From Medetsiz it was mostly downhill to the town of Gülek, then mostly uphill to Gülek Kalesi (a castle), the guardhouse for the Cilician Gates. I arrived in the evening, pitched my tent, and handled the guard duties for one night.
Certainly the Byzantines and Arabs were here, but mostly what we’re seeing of the castle is the work of the Armenians who were here about 900 years ago. Remember I mentioned their string of forts stretching from the Cilician Gates to Namrun Kalesi (and beyond?) above modern Çamlıyayla?
The Cilician Gates, “a major commercial and military artery for millennia” (wikipedia) is now a six-lane highway. Turks like to drive up here and take photos sitting on this rock:
The next morning I found a one-lane bridge to cross that six-lane monstrosity and climb out of the valley heading east on a road that looked like this:
My goal was Çakıt Vadisi (a canyon), but first I made a short detour to visit Varda Köprüsü (a viaduct) and Kapıkaya Canyon. James Bond fans might recognize the bridge/viaduct from the opening sequence of Skyfall.
I left my bicycle at the bridge and took a five-hour walk down into the rather impressive canyon.
There’s a car park at the other end. That’s why it’s so crowded in the last photo. Most people stroll about a km to get the most spectacular part of the canyon.
The Cilician Gates may have been used for millennia, but when the Germans were building their Berlin to Baghdad railway, they decided the Cilician Gates were too narrow, too curvy, and too steep for a train. The opted to use the next defile to the east, the rather incredible Çakıt Vadisi. The Varda Köprüsü was part of that 20th century railroad effort.
That German bridge is impressive, but I couldn’t help thinking about this bridge:
that the Romans built at Alcántara 1800 years earlier.
After seeing Çakıt Vadisi one must wonder what the Germans were thinking pushing a railroad through there. However, in order to actually see the canyon, you can’t just hop on the train. The line is almost entirely in tunnels through the canyon! Most visitors prefer to walk the road in the spring or fall. Motorcycles might be able to get through (cars can’t). Some choose to bicycle. The access from the south is via the village of Kuşçular.
When I explained my route to a fisherman down in Kapıkaya Canyon the day before, he almost pleaded with me to walk (get off my bike and push) some of the descents in Çakıt Vadisi. They’re steep, loose, and fall off toward the cliff, he explained. For once he wasn’t exaggerating. I took his advice.
It starts off reasonably enough:
but then check out this section:
A road like that, blasted out of the side of the cliff, is something that I thought only exists in China. You’ve seen the photos with traffic jams of buses and tourists. Here, of course, I was by myself.

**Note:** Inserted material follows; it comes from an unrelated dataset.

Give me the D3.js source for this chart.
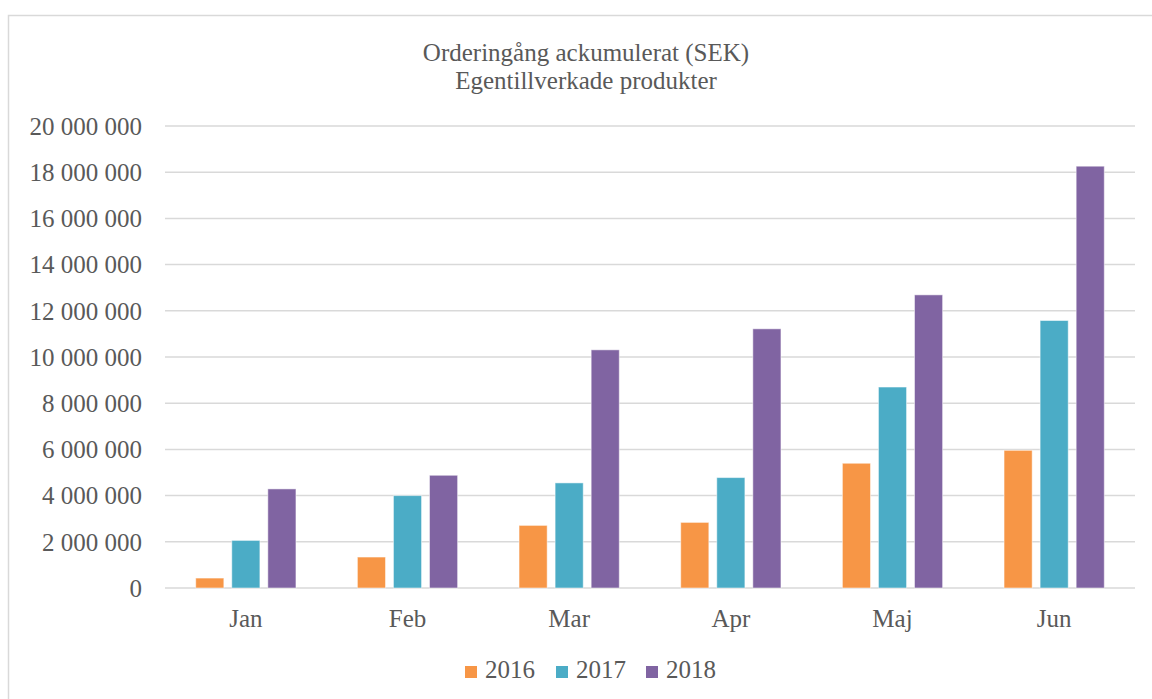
<!DOCTYPE html>
<html>
<head>
<meta charset="utf-8">
<script src="https://cdn.jsdelivr.net/npm/d3@7"></script>
<style>
  body { margin: 0; background: #fff; }
  text { font-family: "Liberation Serif", "DejaVu Serif", serif; fill: #595959; font-size: 25px; }
</style>
</head>
<body>
<script>
// data
var months = ["Jan", "Feb", "Mar", "Apr", "Maj", "Jun"];
var years = ["2016", "2017", "2018"];
var v2016 = [430000, 1340000, 2710000, 2840000, 5400000, 5960000];
var v2017 = [2060000, 4000000, 4550000, 4780000, 8700000, 11580000];
var v2018 = [4290000, 4880000, 10310000, 11220000, 12690000, 18260000];
var yTicks = [0, 2000000, 4000000, 6000000, 8000000, 10000000, 12000000, 14000000, 16000000, 18000000, 20000000];
var colors = ["#F79646", "#4BACC6", "#8064A2"];

var series = [v2016, v2017, v2018];

var W = 1152, H = 699;
var margin = {top: 126, right: 17, bottom: 111, left: 165},
    width = W - margin.left - margin.right,
    height = H - margin.top - margin.bottom;

var svg = d3.select("body").append("svg")
    .attr("width", W)
    .attr("height", H);

// chart border
svg.append("rect")
    .attr("x", 8.5).attr("y", 15.5)
    .attr("width", W + 10).attr("height", H + 10)
    .attr("fill", "#fff")
    .attr("stroke", "#D9D9D9")
    .attr("stroke-width", 1.5);

// title
svg.append("text")
    .attr("x", 586).attr("y", 61)
    .attr("text-anchor", "middle")
    .text("Orderingång ackumulerat (SEK)");
svg.append("text")
    .attr("x", 586).attr("y", 89)
    .attr("text-anchor", "middle")
    .text("Egentillverkade produkter");

var g = svg.append("g")
    .attr("transform", "translate(" + margin.left + "," + margin.top + ")");

// scales
var x0 = d3.scaleBand().domain(months).range([0, width]).paddingInner(0.38).paddingOuter(0.19);
var x1 = d3.scaleBand().domain(years).range([0, x0.bandwidth()]).paddingInner(0.22);
var y = d3.scaleLinear().domain([0, 20000000]).range([height, 0]);

var fmt = function(d) { return d3.format(",")(d).replace(/,/g, " "); };

// grid
g.selectAll(".grid").data(yTicks)
  .enter().append("line")
    .attr("x1", 0).attr("x2", width)
    .attr("y1", function(d) { return y(d); })
    .attr("y2", function(d) { return y(d); })
    .attr("stroke", "#D9D9D9")
    .attr("stroke-width", 1.5);

// y labels
g.selectAll(".ylab").data(yTicks)
  .enter().append("text")
    .attr("x", -23)
    .attr("y", function(d) { return y(d); })
    .attr("dy", "0.35em")
    .attr("text-anchor", "end")
    .text(fmt);

// bars
var groups = g.selectAll(".month").data(months)
  .enter().append("g")
    .attr("transform", function(d) { return "translate(" + x0(d) + ",0)"; });

groups.selectAll("rect")
  .data(function(m, i) { return years.map(function(yr, j) { return {yr: yr, v: series[j][i], c: colors[j]}; }); })
  .enter().append("rect")
    .attr("x", function(d) { return x1(d.yr); })
    .attr("width", x1.bandwidth())
    .attr("y", function(d) { return y(d.v); })
    .attr("height", function(d) { return height - y(d.v); })
    .attr("fill", function(d) { return d.c; })
    .attr("stroke", "#fff")
    .attr("stroke-opacity", 0.5)
    .attr("stroke-width", 1);

// x labels
g.selectAll(".xlab").data(months)
  .enter().append("text")
    .attr("x", function(d) { return x0(d) + x0.bandwidth() / 2; })
    .attr("y", height + 39)
    .attr("text-anchor", "middle")
    .text(function(d) { return d; });

// legend
var legX = [465, 556, 646];
var leg = svg.selectAll(".leg").data(years)
  .enter().append("g")
    .attr("transform", function(d, i) { return "translate(" + legX[i] + ",666)"; });
leg.append("rect")
    .attr("width", 12).attr("height", 12)
    .attr("fill", function(d, i) { return colors[i]; });
leg.append("text")
    .attr("x", 20).attr("y", 12)
    .text(function(d) { return d; });
</script>
</body>
</html>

For scale in this photo, however, I kind of wished there was a bus:
You can barely even see my bicycle on the edge of the cliff (at the far end of the tunnel).
I made it out the other end to Pozantı via Belemedik, stocked up on supplies, and camped a bit above the loud (because of the major highway in a fairly narrow space) city. It wasn’t my first time bicycle touring through Pozantı.
I had no idea just how hard the two passes between Pozantı and Çamlıbel would be. It didn’t help that I missed a turn near the second pass and ended up with another 400m of climbing when I had thought I was essentially at the top. I started to get into chrome mining country.
I could hardly complain about the scenery.
Once again, not carrying enough water, I was happy to get to this picnic area where I was able to fill my bottles and pitch my tent.
It was a relief to have easier riding the next day, about as flat as it gets in this part of Turkey, I guess.
The day ended, however, with a steep 400m climb via the village of İbrişim to get to this nice campsite:
It didn’t seem like there was anyone around, but I heard a clank-clank-clank pounding sound. I went to investigate and found these two turtles.
I heard them again after dinner and finally realized what they were up to!
The cultural highlight of this section was another Armenian castle, Meydan Kalesi, not so far south of the district capital of Aladağ. I had this place to myself until the sheep showed up.
Here’s the entrance to the small church:
I rolled into Aladağ, once again wanting a rest for myself and a mechanic for my bike.